Here & Now‘s Jeremy Hobson is reporting from Los Angeles this week and checks in with co-host Robin Young about what the quake felt like. He also shares what he has in store for us tomorrow and Wednesday when he co-hosts the show from NPR West.
ROBIN YOUNG, HOST:
It's HERE AND NOW.
A 4.4 magnitude earthquake made for a rude awakening today for people in Southern California, including our own Jeremy Hobson we're going to be bringing in for just a minute. And, Jeremy, when I was awakened by an earthquake once, I called 911 and said a monkey hit my house with a telephone pole.
YOUNG: What did you do?
JEREMY HOBSON, HOST:
Well, you know, they said don't call 911 because apparently people were doing that. I thought originally because I was sleeping - it only lasted about five seconds or so where I was, which was probably about nine miles away from the epicenter. But I thought a truck had crashed into the house. And, of course, it (unintelligible). And then I loaded up Twitter, and everybody was already tweeting within seconds about this earthquake, in fact, with some very funny tweets. People are calling it the shamrock shake today.
YOUNG: That was you.
HOBSON: Yeah. Exactly. Somebody said if it turns out the epicenter was under your house, you and your entire block will get a free chalupa.

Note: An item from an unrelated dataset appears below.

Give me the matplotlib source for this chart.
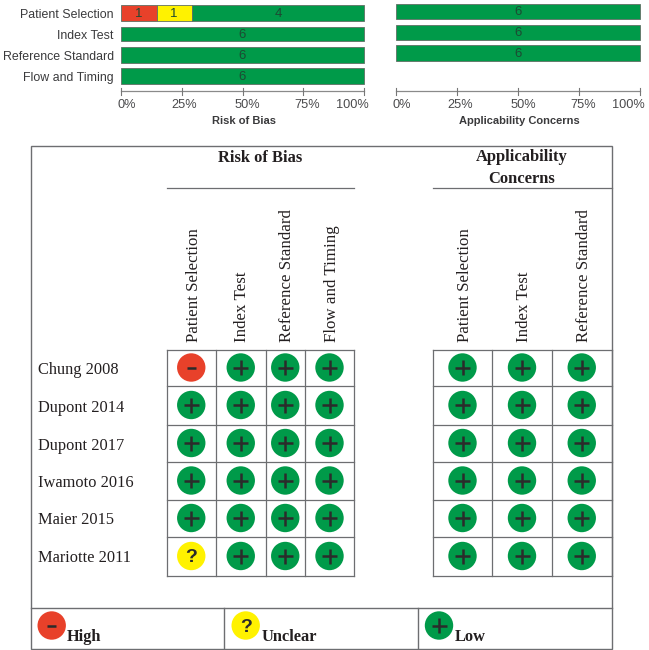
import matplotlib

matplotlib.use("Agg")
import matplotlib.pyplot as plt
from matplotlib.patches import Circle, Rectangle

W, H = 649, 650

domains = ["Patient Selection", "Index Test", "Reference Standard", "Flow and Timing"]
# printed study counts, and the bar shares as they are actually drawn in the picture
rob_high = [1, 0, 0, 0]
rob_unclear = [1, 0, 0, 0]
rob_low = [4, 6, 6, 6]
rob_high_pct = [14.7, 0, 0, 0]
rob_unclear_pct = [14.5, 0, 0, 0]
rob_low_pct = [70.8, 100, 100, 100]
app_low = [6, 6, 6]
app_low_pct = [100, 100, 100]
pct_ticks = [0, 25, 50, 75, 100]

studies = ["Chung 2008", "Dupont 2014", "Dupont 2017", "Iwamoto 2016", "Maier 2015", "Mariotte 2011"]
rob_marks = [
    ["-", "+", "+", "+"],
    ["+", "+", "+", "+"],
    ["+", "+", "+", "+"],
    ["+", "+", "+", "+"],
    ["+", "+", "+", "+"],
    ["?", "+", "+", "+"],
]
app_marks = [["+", "+", "+"] for _ in studies]

RED = "#e8412a"
YELLOW = "#fff200"
GREEN = "#009a49"
LINE = "#6d6e71"
INK = "#231f20"
SERIF = ["Liberation Serif", "DejaVu Serif"]
SANS = ["Liberation Sans", "DejaVu Sans"]

fig = plt.figure(figsize=(W / 100, H / 100), dpi=100)
# whole-figure axes in pixel coordinates, y going down
ax = fig.add_axes([0, 0, 1, 1])
ax.set_xlim(0, W)
ax.set_ylim(H, 0)
ax.axis("off")

# the source nudges its % labels off the ticks, the last one well to the left
tick_nudge = [6, 3, 5, 4, -11.5]


def bar_panel(left, right, tops, bottoms, rows, title, labels=None):
    span = right - left
    for i, (top, bottom) in enumerate(zip(tops, bottoms)):
        pos = 0
        for pct, count, color in rows[i]:
            if pct == 0:
                continue
            x0 = left + span * pos / 100
            w = span * pct / 100
            ax.add_patch(Rectangle((x0, top), w, bottom - top, fc=color, ec="#5f6f64", lw=0.6))
            ax.text(x0 + w / 2, (top + bottom) / 2 + 1.2, str(count), ha="center", va="center",
                    fontsize=9.5, color="#1d4a33", family=SANS)
            pos += pct
        if labels:
            ax.text(left - 7, (top + bottom) / 2 + 2, labels[i], ha="right", va="center",
                    fontsize=8.9, color="#3a3a3c", family=SANS)
    ax.plot([left, right], [91, 91], color="#8a8a8a", lw=0.9)
    for t, nudge in zip(pct_ticks, tick_nudge):
        x = left + span * t / 100
        ax.plot([x, x], [88, 94.5], color="#777777", lw=0.8)
        ax.text(x + nudge, 105, f"{t}%", ha="center", va="center", fontsize=9.2, color="#4a4a4c", family=SANS)
    ax.text(left + span * 0.5 + 1, 121, title, ha="center", va="center", fontsize=8,
            fontweight="bold", color="#3a3a3c", family=SANS)


def mark(x, y, kind, r=14.2):
    color = {"-": RED, "?": YELLOW, "+": GREEN}[kind]
    ax.add_patch(Circle((x, y), r, fc=color, ec="none", zorder=3))
    if kind == "+":
        ax.plot([x - 7.5, x + 7.5], [y, y], color="#2b2b2b", lw=1.8, zorder=4, solid_capstyle="butt")
        ax.plot([x, x], [y - 7.5, y + 7.5], color="#2b2b2b", lw=1.8, zorder=4, solid_capstyle="butt")
    elif kind == "-":
        ax.plot([x - 4.5, x + 4.5], [y, y], color="#2b2b2b", lw=1.8, zorder=4, solid_capstyle="butt")
    else:
        ax.text(x, y + 1.5, "?", ha="center", va="center", fontsize=14, fontweight="bold",
                color="#2b2b2b", family=SANS, zorder=4)


def grid(xs, ys, marks):
    for x in xs:
        ax.plot([x, x], [ys[0], ys[-1]], color=LINE, lw=0.9, zorder=2)
    for y in ys:
        ax.plot([xs[0], xs[-1]], [y, y], color=LINE, lw=0.9, zorder=2)
    for r, row in enumerate(marks):
        for c, kind in enumerate(row):
            mark((xs[c] + xs[c + 1]) / 2, (ys[r] + ys[r + 1]) / 2 - 0.5, kind)


rows = [
    [(rob_high_pct[i], rob_high[i], RED), (rob_unclear_pct[i], rob_unclear[i], YELLOW), (rob_low_pct[i], rob_low[i], GREEN)]
    for i in range(len(domains))
]
bar_panel(120.7, 364.3, [5, 26.5, 47, 68], [21, 41, 62.5, 84], rows, "Risk of Bias", domains)
bar_panel(396, 640, [3.5, 24.5, 45], [19, 40, 61],
          [[(p, v, GREEN)] for p, v in zip(app_low_pct, app_low)], "Applicability Concerns")

# outer frame and legend strip
ax.add_patch(Rectangle((30.5, 145.5), 581.5, 503, fc="none", ec=LINE, lw=1.0))
ax.plot([30.5, 612], [608, 608], color=LINE, lw=1.0)
for x in [223.5, 417.5]:
    ax.plot([x, x], [608, 648.5], color=LINE, lw=1.0)

ax.plot([166.5, 354], [187.5, 187.5], color=LINE, lw=0.9)
ax.plot([433, 612], [187.5, 187.5], color=LINE, lw=0.9)
ax.text(260, 158, "Risk of Bias", ha="center", va="center", fontsize=11.9, fontweight="bold",
        color=INK, family=SERIF)
ax.text(522, 168, "Applicability\nConcerns", ha="center", va="center", fontsize=11.9, fontweight="bold",
        color=INK, family=SERIF, linespacing=1.5)

rob_xs = [166.5, 216, 265.5, 305, 354]
app_xs = [433, 492, 552, 611.5]
row_ys = [350, 386, 425, 462, 500, 537, 576]

for x, label in zip([193.5, 242, 287, 332], domains):
    ax.text(x, 342, label, rotation=90, ha="center", va="bottom", fontsize=12.2, color=INK, family=SERIF)
for x, label in zip([465, 524.5, 583.5], domains):
    ax.text(x, 342, label, rotation=90, ha="center", va="bottom", fontsize=12.2, color=INK, family=SERIF)

for i, study in enumerate(studies):
    ax.text(38, (row_ys[i] + row_ys[i + 1]) / 2 + 2, study, ha="left", va="center", fontsize=11.8,
            color=INK, family=SERIF)

grid(rob_xs, row_ys, rob_marks)
grid(app_xs, row_ys, app_marks)

for x, kind, label in [(51.7, "-", "High"), (245.7, "?", "Unclear"), (439, "+", "Low")]:
    mark(x, 625.5, kind)
    ax.text(x + 15.5, 637, label, ha="left", va="center", fontsize=11.8, fontweight="bold",
            color=INK, family=SERIF)

fig.savefig("out.png", dpi=100)
plt.close(fig)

YOUNG: Well, we're happy to report no injuries although, as we said, a lot of people thrown from beds. The author Susan Orlean wrote that she was thrown out of bed. And you should be prepared to do all the reporting you need to do tomorrow from California.
HOBSON: That's right. We're going to have Governor Jerry Brown on the show tomorrow. We'll have the mayor of LA, Eric Garcetti, on the next day. And we're going to be visiting tomorrow a water recycling plant, which, of course, as this state deals with this major drought, it is becoming a very interesting idea to start recycling used water.
YOUNG: Right. Jeremy Hobson, can't wait to hear from you. Thank you.